If the bladder cannot be comfortably expressed, the next step is catheterization. Sedation is often helpful for patient comfort. For male patients, a sterile, soft urethral or feeding tube is premeasured from the tip of the penis to 2–4 cm cranial to the pubis to ensure appropriate length to reach the urinary bladder. The patient is physically restrained in lateral recumbency with the aid of an assistant. The penis is exposed and the urethral opening cleansed with antiseptic solution. Wearing sterile gloves, the lubricated sterile catheter is passed into the urethral opening and into the urinary bladder. The bladder is emptied with a syringe until urine can no longer be obtained [4].

Female patients are positioned in lateral or sternal recumbency, and the perivulvar region is clipped, cleaned, and prepared with antiseptic. A stylet is often useful. A light and a sterile vaginascope or an otoscope with a sterile speculum is helpful in visualizing the urethral papilla. The catheter is inserted through the papilla and into the bladder to a premeasured length in a sterile fashion.
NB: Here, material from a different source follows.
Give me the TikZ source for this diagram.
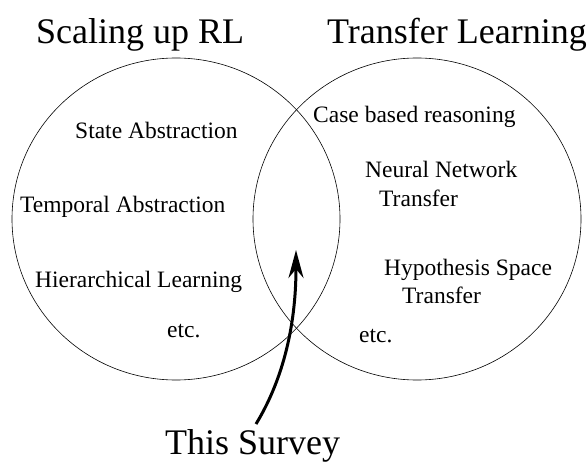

In females or other patients where catheterization is expected to be difficult or uncomfortable for the patient, it is often beneficial to place an indwelling silicone Foley urinary catheter. In patients undergoing diagnostic imaging and/or surgery, this can be accomplished under general anesthesia at the time of imaging or surgery. Once urine flows from the catheter, the balloon at the tip of the catheter is inflated with sterile saline and the catheter connected to a sterile, closed urine collection system. Urine is aseptically drained from the collection system two to four times daily and urine volume recorded. The exposed portion of the catheter is cleaned daily with antiseptic solution. Once the patient has recovered strong motor function in the pelvic limbs, or one anticipates being able to accomplish manual bladder emptying, the urinary catheter may be removed and the patient observed for voluntary urination.

Although urethral catheterization carries a risk of introducing bacteria, one study did not find a statistically significant difference in the rate of UTI in patients managed with intermittent catheterization or indwelling catheterization, compared to manual expression [4]. A longer duration of catheterization is associated with a progressive increase in the risk for UTI, so catheterization is stopped as soon as the patient is able to urinate voluntarily [2, 4]. Empiric antibiotic therapy for prophylaxis during the period of indwelling catheterization is generally contraindicated because this increases the risk of UTI and antibiotic resistance [5].